50 Years Ago: “Democratic” Portugal
The recent seizure of the Santa Maria by an armed group led by Captain Galvao, on the instructions of the exiled General Delgado, has focused attention on Portugal.
The Portuguese monarchy was overthrown in 1911, and after 15 years of political instability Dr. Salazar came to power. Amongst those who supported him were Captain Galvao and General Delgado. The regime in Portugal— Britain’s “oldest ally” —is one of dictatorship, where only one political party is permitted and opposition is suppressed. The office of Prime Minister, held by Dr. Salazar, is the top job, with that of President merely the state figure-head. ( . . .)
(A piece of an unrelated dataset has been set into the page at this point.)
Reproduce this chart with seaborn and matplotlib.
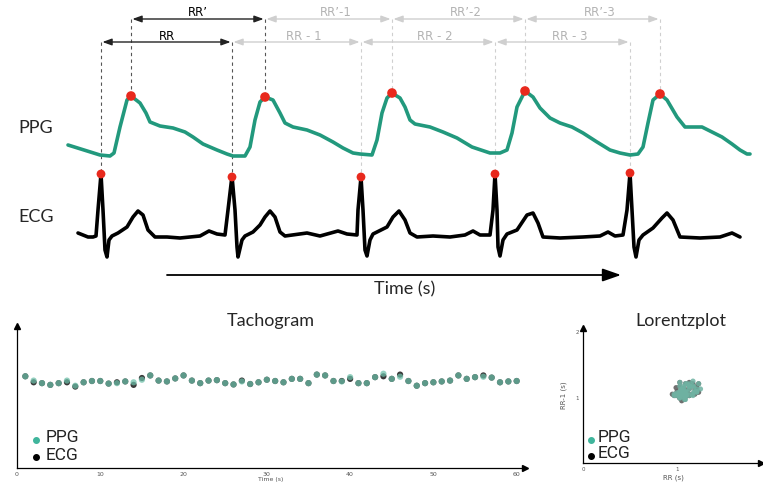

General Delgado’s avowed aims are first to oust Salazar. He says that he wants to lessen the economic gap between Portugal’s tiny minority of wealthy families and her desperately poor working population, and to democratise the colonies; to have universal suffrage both in Portugal and the colonies and vastly to improve education. Portugal is the least industrialised country in Europe, and Delgado may well have been reflecting that it is essential to have an educated working class in order to develop industrially.
The Socialist sympathises with aspirations to political democracy, but there is no guarantee that Delgado’s professed aims would be achieved if he succeeded to power in Portugal, nor is there any guarantee that in a private property society, democracy, once obtained, will remain in being. He may, like many political candidates, be only dangling a bunch of carrots in front of the donkey’s nose, in order to obtain personal support. It is possible that Delgado is voicing the aspirations of a new stratum of Portuguese society, a capitalist class whose needs, namely an educated working class, are directly opposed to those of the entrenched, almost feudal aristocracy administered by Salazar.